■ **Directive**
Copy out the data exactly, leaving the pictures behind.

■ **Recorded data**
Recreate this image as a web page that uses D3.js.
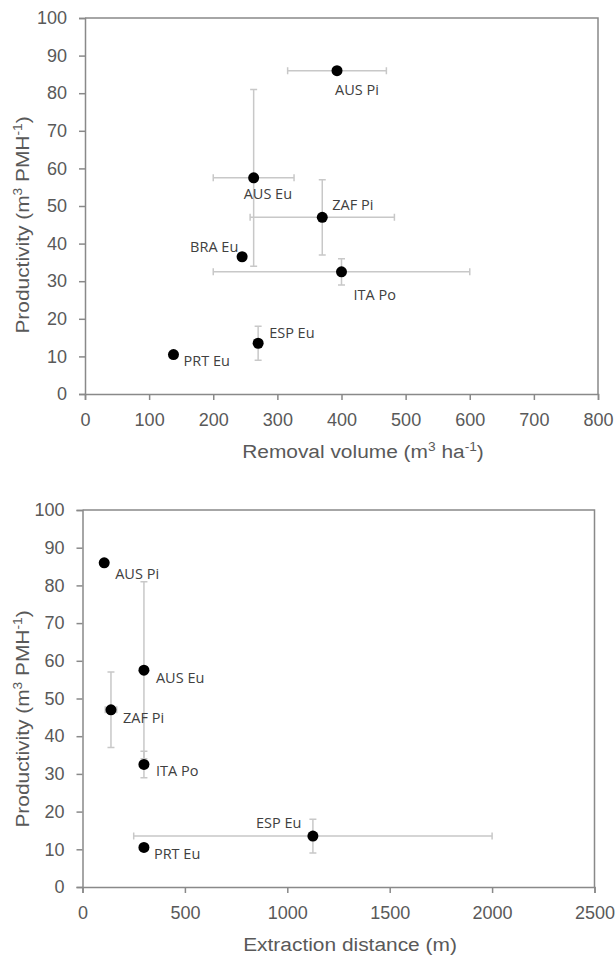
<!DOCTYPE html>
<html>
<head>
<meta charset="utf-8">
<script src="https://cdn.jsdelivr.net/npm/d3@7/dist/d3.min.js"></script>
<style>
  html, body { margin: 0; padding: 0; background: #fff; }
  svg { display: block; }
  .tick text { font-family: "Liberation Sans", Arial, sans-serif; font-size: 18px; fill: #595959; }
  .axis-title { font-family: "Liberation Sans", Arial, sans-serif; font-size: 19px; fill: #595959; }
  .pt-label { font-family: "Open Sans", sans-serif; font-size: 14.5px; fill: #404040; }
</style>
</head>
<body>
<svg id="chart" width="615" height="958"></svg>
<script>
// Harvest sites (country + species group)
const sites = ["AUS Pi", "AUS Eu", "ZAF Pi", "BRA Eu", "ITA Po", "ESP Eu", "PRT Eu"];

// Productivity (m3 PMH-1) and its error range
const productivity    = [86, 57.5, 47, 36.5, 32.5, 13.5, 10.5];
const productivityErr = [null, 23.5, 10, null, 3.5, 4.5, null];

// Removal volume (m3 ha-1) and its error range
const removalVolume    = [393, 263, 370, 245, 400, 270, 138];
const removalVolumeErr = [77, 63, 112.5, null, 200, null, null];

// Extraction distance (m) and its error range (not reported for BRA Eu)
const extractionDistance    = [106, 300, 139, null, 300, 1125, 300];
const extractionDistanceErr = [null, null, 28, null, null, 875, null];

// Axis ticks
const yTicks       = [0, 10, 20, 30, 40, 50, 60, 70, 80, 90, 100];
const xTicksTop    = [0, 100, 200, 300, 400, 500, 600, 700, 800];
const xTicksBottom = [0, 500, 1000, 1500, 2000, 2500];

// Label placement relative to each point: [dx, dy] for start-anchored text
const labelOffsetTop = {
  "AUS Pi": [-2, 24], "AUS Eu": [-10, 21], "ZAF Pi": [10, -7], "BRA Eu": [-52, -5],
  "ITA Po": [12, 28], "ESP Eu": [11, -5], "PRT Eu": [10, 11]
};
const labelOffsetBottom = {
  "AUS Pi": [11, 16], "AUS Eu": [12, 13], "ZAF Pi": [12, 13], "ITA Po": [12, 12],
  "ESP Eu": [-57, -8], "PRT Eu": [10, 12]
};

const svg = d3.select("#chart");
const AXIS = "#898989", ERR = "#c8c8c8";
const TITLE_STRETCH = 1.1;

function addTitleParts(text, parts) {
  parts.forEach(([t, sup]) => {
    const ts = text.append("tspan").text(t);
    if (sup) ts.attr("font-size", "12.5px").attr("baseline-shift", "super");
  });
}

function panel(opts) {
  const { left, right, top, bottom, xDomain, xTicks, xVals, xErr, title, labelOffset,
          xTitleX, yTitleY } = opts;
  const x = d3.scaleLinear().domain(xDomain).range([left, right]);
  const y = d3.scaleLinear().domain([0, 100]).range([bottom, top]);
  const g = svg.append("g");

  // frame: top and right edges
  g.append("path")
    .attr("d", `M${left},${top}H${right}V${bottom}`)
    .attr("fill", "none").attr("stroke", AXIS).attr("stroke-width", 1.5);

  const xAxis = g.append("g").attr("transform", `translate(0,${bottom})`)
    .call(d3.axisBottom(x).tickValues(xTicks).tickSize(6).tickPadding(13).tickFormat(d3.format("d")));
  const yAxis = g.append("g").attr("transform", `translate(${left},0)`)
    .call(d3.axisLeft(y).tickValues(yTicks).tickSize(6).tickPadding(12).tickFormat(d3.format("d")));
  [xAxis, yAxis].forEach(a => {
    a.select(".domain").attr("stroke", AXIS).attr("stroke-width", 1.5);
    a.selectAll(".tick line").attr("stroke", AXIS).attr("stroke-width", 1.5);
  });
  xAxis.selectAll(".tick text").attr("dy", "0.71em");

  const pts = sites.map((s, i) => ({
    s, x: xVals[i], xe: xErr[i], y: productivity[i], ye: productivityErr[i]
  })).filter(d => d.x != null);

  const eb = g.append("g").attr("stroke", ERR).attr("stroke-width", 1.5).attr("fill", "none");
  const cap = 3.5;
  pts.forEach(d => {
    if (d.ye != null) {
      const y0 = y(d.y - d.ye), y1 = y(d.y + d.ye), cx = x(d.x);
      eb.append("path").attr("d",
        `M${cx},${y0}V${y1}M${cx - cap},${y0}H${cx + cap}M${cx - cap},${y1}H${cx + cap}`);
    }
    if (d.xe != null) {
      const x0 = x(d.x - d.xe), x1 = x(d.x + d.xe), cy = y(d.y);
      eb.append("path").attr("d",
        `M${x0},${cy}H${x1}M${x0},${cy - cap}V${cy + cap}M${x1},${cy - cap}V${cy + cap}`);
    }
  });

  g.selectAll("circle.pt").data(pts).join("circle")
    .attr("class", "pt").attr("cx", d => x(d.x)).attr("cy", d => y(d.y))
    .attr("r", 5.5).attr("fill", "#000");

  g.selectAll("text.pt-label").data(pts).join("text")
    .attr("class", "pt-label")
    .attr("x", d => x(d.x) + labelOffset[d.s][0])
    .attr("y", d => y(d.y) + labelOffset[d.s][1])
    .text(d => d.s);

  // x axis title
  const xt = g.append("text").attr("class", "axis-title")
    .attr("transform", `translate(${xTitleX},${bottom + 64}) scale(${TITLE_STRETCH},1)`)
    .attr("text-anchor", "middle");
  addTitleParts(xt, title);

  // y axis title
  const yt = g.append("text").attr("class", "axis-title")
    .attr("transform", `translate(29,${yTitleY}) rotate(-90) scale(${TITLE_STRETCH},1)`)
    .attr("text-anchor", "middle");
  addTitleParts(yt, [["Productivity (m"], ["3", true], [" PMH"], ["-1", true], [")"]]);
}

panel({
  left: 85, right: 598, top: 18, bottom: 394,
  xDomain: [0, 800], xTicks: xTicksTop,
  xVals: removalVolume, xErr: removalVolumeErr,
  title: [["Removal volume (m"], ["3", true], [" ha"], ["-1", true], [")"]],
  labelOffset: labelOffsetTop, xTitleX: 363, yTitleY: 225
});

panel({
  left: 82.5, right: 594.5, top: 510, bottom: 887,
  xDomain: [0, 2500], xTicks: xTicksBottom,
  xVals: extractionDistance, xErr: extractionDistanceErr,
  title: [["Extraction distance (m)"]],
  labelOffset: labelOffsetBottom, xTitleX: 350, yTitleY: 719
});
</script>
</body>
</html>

■ **Full output**
Recreate this image as a web page that uses D3.js.
<!DOCTYPE html>
<html>
<head>
<meta charset="utf-8">
<script src="https://cdn.jsdelivr.net/npm/d3@7/dist/d3.min.js"></script>
<style>
  html, body { margin: 0; padding: 0; background: #fff; }
  svg { display: block; }
  .tick text { font-family: "Liberation Sans", Arial, sans-serif; font-size: 18px; fill: #595959; }
  .axis-title { font-family: "Liberation Sans", Arial, sans-serif; font-size: 19px; fill: #595959; }
  .pt-label { font-family: "Open Sans", sans-serif; font-size: 14.5px; fill: #404040; }
</style>
</head>
<body>
<svg id="chart" width="615" height="958"></svg>
<script>
// Harvest sites (country + species group)
const sites = ["AUS Pi", "AUS Eu", "ZAF Pi", "BRA Eu", "ITA Po", "ESP Eu", "PRT Eu"];

// Productivity (m3 PMH-1) and its error range
const productivity    = [86, 57.5, 47, 36.5, 32.5, 13.5, 10.5];
const productivityErr = [null, 23.5, 10, null, 3.5, 4.5, null];

// Removal volume (m3 ha-1) and its error range
const removalVolume    = [393, 263, 370, 245, 400, 270, 138];
const removalVolumeErr = [77, 63, 112.5, null, 200, null, null];

// Extraction distance (m) and its error range (not reported for BRA Eu)
const extractionDistance    = [106, 300, 139, null, 300, 1125, 300];
const extractionDistanceErr = [null, null, 28, null, null, 875, null];

// Axis ticks
const yTicks       = [0, 10, 20, 30, 40, 50, 60, 70, 80, 90, 100];
const xTicksTop    = [0, 100, 200, 300, 400, 500, 600, 700, 800];
const xTicksBottom = [0, 500, 1000, 1500, 2000, 2500];

// Label placement relative to each point: [dx, dy] for start-anchored text
const labelOffsetTop = {
  "AUS Pi": [-2, 24], "AUS Eu": [-10, 21], "ZAF Pi": [10, -7], "BRA Eu": [-52, -5],
  "ITA Po": [12, 28], "ESP Eu": [11, -5], "PRT Eu": [10, 11]
};
const labelOffsetBottom = {
  "AUS Pi": [11, 16], "AUS Eu": [12, 13], "ZAF Pi": [12, 13], "ITA Po": [12, 12],
  "ESP Eu": [-57, -8], "PRT Eu": [10, 12]
};

const svg = d3.select("#chart");
const AXIS = "#898989", ERR = "#c8c8c8";
const TITLE_STRETCH = 1.1;

function addTitleParts(text, parts) {
  parts.forEach(([t, sup]) => {
    const ts = text.append("tspan").text(t);
    if (sup) ts.attr("font-size", "12.5px").attr("baseline-shift", "super");
  });
}

function panel(opts) {
  const { left, right, top, bottom, xDomain, xTicks, xVals, xErr, title, labelOffset,
          xTitleX, yTitleY } = opts;
  const x = d3.scaleLinear().domain(xDomain).range([left, right]);
  const y = d3.scaleLinear().domain([0, 100]).range([bottom, top]);
  const g = svg.append("g");

  // frame: top and right edges
  g.append("path")
    .attr("d", `M${left},${top}H${right}V${bottom}`)
    .attr("fill", "none").attr("stroke", AXIS).attr("stroke-width", 1.5);

  const xAxis = g.append("g").attr("transform", `translate(0,${bottom})`)
    .call(d3.axisBottom(x).tickValues(xTicks).tickSize(6).tickPadding(13).tickFormat(d3.format("d")));
  const yAxis = g.append("g").attr("transform", `translate(${left},0)`)
    .call(d3.axisLeft(y).tickValues(yTicks).tickSize(6).tickPadding(12).tickFormat(d3.format("d")));
  [xAxis, yAxis].forEach(a => {
    a.select(".domain").attr("stroke", AXIS).attr("stroke-width", 1.5);
    a.selectAll(".tick line").attr("stroke", AXIS).attr("stroke-width", 1.5);
  });
  xAxis.selectAll(".tick text").attr("dy", "0.71em");

  const pts = sites.map((s, i) => ({
    s, x: xVals[i], xe: xErr[i], y: productivity[i], ye: productivityErr[i]
  })).filter(d => d.x != null);

  const eb = g.append("g").attr("stroke", ERR).attr("stroke-width", 1.5).attr("fill", "none");
  const cap = 3.5;
  pts.forEach(d => {
    if (d.ye != null) {
      const y0 = y(d.y - d.ye), y1 = y(d.y + d.ye), cx = x(d.x);
      eb.append("path").attr("d",
        `M${cx},${y0}V${y1}M${cx - cap},${y0}H${cx + cap}M${cx - cap},${y1}H${cx + cap}`);
    }
    if (d.xe != null) {
      const x0 = x(d.x - d.xe), x1 = x(d.x + d.xe), cy = y(d.y);
      eb.append("path").attr("d",
        `M${x0},${cy}H${x1}M${x0},${cy - cap}V${cy + cap}M${x1},${cy - cap}V${cy + cap}`);
    }
  });

  g.selectAll("circle.pt").data(pts).join("circle")
    .attr("class", "pt").attr("cx", d => x(d.x)).attr("cy", d => y(d.y))
    .attr("r", 5.5).attr("fill", "#000");

  g.selectAll("text.pt-label").data(pts).join("text")
    .attr("class", "pt-label")
    .attr("x", d => x(d.x) + labelOffset[d.s][0])
    .attr("y", d => y(d.y) + labelOffset[d.s][1])
    .text(d => d.s);

  // x axis title
  const xt = g.append("text").attr("class", "axis-title")
    .attr("transform", `translate(${xTitleX},${bottom + 64}) scale(${TITLE_STRETCH},1)`)
    .attr("text-anchor", "middle");
  addTitleParts(xt, title);

  // y axis title
  const yt = g.append("text").attr("class", "axis-title")
    .attr("transform", `translate(29,${yTitleY}) rotate(-90) scale(${TITLE_STRETCH},1)`)
    .attr("text-anchor", "middle");
  addTitleParts(yt, [["Productivity (m"], ["3", true], [" PMH"], ["-1", true], [")"]]);
}

panel({
  left: 85, right: 598, top: 18, bottom: 394,
  xDomain: [0, 800], xTicks: xTicksTop,
  xVals: removalVolume, xErr: removalVolumeErr,
  title: [["Removal volume (m"], ["3", true], [" ha"], ["-1", true], [")"]],
  labelOffset: labelOffsetTop, xTitleX: 363, yTitleY: 225
});

panel({
  left: 82.5, right: 594.5, top: 510, bottom: 887,
  xDomain: [0, 2500], xTicks: xTicksBottom,
  xVals: extractionDistance, xErr: extractionDistanceErr,
  title: [["Extraction distance (m)"]],
  labelOffset: labelOffsetBottom, xTitleX: 350, yTitleY: 719
});
</script>
</body>
</html>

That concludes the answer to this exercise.